The district court also made extensive findings in support of the boundary determination, and the record supports these findings. As stated above, remnants of the fence line still exist, and both the Halverson and Busch surveys relied on the fence line to establish the red line as the northerly boundary of Government Lot 2. Moreover, respondent’s son testified about the existence of an iron stake with fencing attached to it in the ground near the shoreline of the lake and how, in caring for the lawn at his parents’ home when he was a boy, he would regularly cut the lawn up to this post, which his late father had told him was a boundary corner of their property. The record further reflects that John Peterson and a number of other surveyors all surveyed the lot at various times, and all placed surveyor’s monuments along the red line, concluding that the red line marks the correct boundary line. Although Harold Peterson testified that the green line is the correct boundary line, the district court did not find his testimony credible. See Wojahn, 297 N.W.2d at 303 (“[w]hen two competent surveyors disagree as to where a boundary line should be, the trial court’s determination as to which surveyor is correct depends mainly on each surveyor’s credibility and will not be reversed if there is reasonable support in the evidence for such a determination.”). We conclude, as did the district court, that “[t]here is clear, positive, and unequivocal evidence that . . . the red line is the northern boundary of [respondent’s] lot.”

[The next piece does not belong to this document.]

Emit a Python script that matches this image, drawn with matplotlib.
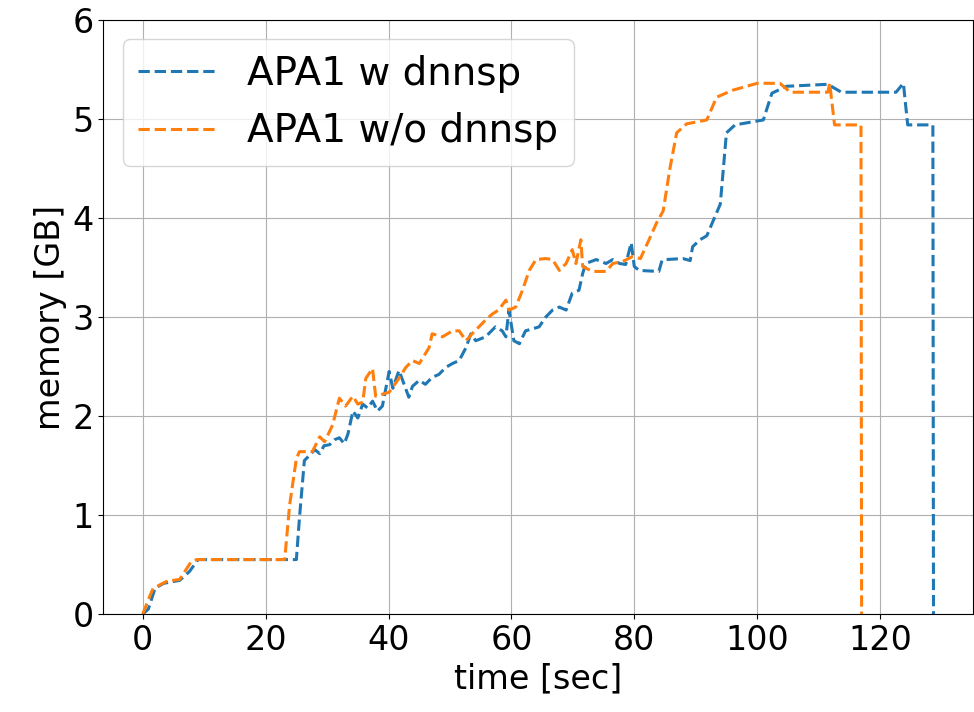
import numpy as np
import matplotlib
matplotlib.use('Agg')
import matplotlib.pyplot as plt

# memory trace, APA1 with dnnsp
t_w = [0, 0.9, 2, 3.4, 6, 7.6, 9, 25, 25.5, 26.3, 27.1, 28, 28.8, 29.5, 30.4, 31.2, 32, 32.8,
       33.4, 34.2, 35, 35.8, 36.6, 37.4, 38.2, 39, 40.1, 40.7, 41.7, 42.3, 43.3, 43.9, 45, 46,
       47.1, 48.2, 49.3, 50.4, 51.5, 52.6, 53.4, 54.2, 55.8, 57.4, 58.5, 59.1, 59.6, 60.4, 61.3,
       62.3, 63.4, 64.5, 65.6, 66.7, 67.8, 68.9, 69.9, 71, 71.6, 72.1, 73.8, 75.4, 76.5, 77.6,
       78.6, 79.5, 80, 80.8, 84, 84.5, 85.2, 87.9, 89.1, 89.5, 90.7, 91.8, 94, 95, 96.4, 101,
       102.4, 104.8, 111.5, 113.7, 122.6, 123.8, 124.5, 128.6, 128.7]
mem_w = [0, 0.05, 0.26, 0.31, 0.34, 0.43, 0.55, 0.55, 0.97, 1.55, 1.6, 1.66, 1.62, 1.7, 1.71,
         1.76, 1.78, 1.72, 1.82, 2.05, 1.98, 2.12, 2.08, 2.15, 2.05, 2.1, 2.45, 2.28, 2.46, 2.36,
         2.19, 2.3, 2.36, 2.32, 2.39, 2.42, 2.49, 2.53, 2.56, 2.69, 2.83, 2.76, 2.8, 2.9, 2.86,
         2.8, 3.07, 2.76, 2.73, 2.86, 2.88, 2.9, 3.0, 3.07, 3.1, 3.07, 3.24, 3.27, 3.44, 3.54,
         3.58, 3.54, 3.58, 3.54, 3.53, 3.75, 3.51, 3.47, 3.46, 3.57, 3.58, 3.59, 3.57, 3.71,
         3.78, 3.82, 4.14, 4.86, 4.94, 4.99, 5.26, 5.33, 5.35, 5.27, 5.27, 5.36, 4.94, 4.94, 0]

# memory trace, APA1 without dnnsp
t_wo = [0, 1.2, 1.7, 3.9, 6, 7.9, 8.8, 23.1, 23.9, 25, 25.5, 27.6, 28.8, 29.6, 30.9, 32, 33,
        34.2, 35, 35.8, 36.3, 37.4, 37.9, 39, 40.1, 41.7, 42.8, 43.9, 45, 46.6, 47.1, 48.8,
        50.4, 51.5, 52.6, 53.6, 54.7, 55.8, 56.9, 57.9, 59.1, 59.6, 60.7, 61.8, 62.9, 64, 65.6,
        66.7, 67.8, 68.9, 69.9, 70.5, 71.3, 71.6, 73.2, 75.4, 76.5, 78.1, 79.7, 81, 82.4, 83.7,
        84.7, 85.8, 86.9, 88.5, 91.8, 93.4, 96, 100, 103.7, 105.4, 111.5, 111.8, 112.6, 116.9, 117]
mem_wo = [0, 0.19, 0.26, 0.33, 0.35, 0.53, 0.55, 0.55, 1.1, 1.57, 1.64, 1.64, 1.79, 1.74, 1.91,
          2.18, 2.1, 2.2, 2.12, 2.14, 2.38, 2.48, 2.2, 2.22, 2.24, 2.38, 2.49, 2.56, 2.53, 2.69,
          2.83, 2.8, 2.86, 2.86, 2.76, 2.83, 2.9, 2.97, 3.03, 3.07, 3.17, 3.07, 3.1, 3.27, 3.47,
          3.58, 3.59, 3.58, 3.47, 3.54, 3.68, 3.54, 3.78, 3.51, 3.46, 3.46, 3.54, 3.56, 3.61,
          3.59, 3.78, 3.96, 4.07, 4.5, 4.86, 4.95, 4.99, 5.22, 5.29, 5.36, 5.36, 5.27, 5.27,
          5.36, 4.94, 4.94, 0]

fig = plt.figure(figsize=(9.74, 7.12), dpi=100)
ax = fig.add_axes([0.106, 0.1376, 0.893, 0.8344])

ax.plot(t_w, mem_w, '--', lw=2.2, label='APA1 w dnnsp')
ax.plot(t_wo, mem_wo, '--', lw=2.2, label='APA1 w/o dnnsp')

ax.set_ylim(0, 6)
ax.set_xlabel('time [sec]', fontsize=24)
ax.set_ylabel('memory [GB]', fontsize=24)
ax.tick_params(labelsize=24)
ax.grid(True)
ax.legend(loc='upper left', fontsize=28)

fig.savefig('out.png', dpi=100)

Appellant also argues that the district court erred in (1) concluding that, in the alternative, respondent adversely possessed the disputed strip of land or acquired it by practical location of boundaries, and (2) refusing to accept appellant’s proposed equitable remedy. Because we conclude that the district court correctly determined the northern boundary of respondent’s lot, we need not address these issues.
Affirmed; motion denied.
Exhibit 3 and Exhibit 1B show the disputed boundary lines. The boundary line asserted by respondent is illustrated by a red line, and the boundary line asserted by appellant is illustrated by a green line. Throughout trial and in the district court’s findings of fact, the two disputed boundary lines were referred to respectively as the “red line” and the “green line.” Here, in an effort to be clear and consistent, the two disputed boundary lines will continue to be referred to as the “red line” and the “green line.”
 Respondent moved to strike an old survey that appellant sought to use at oral argument. Because the survey was introduced for illustrative purposes only, respondent’s motion to strike is denied.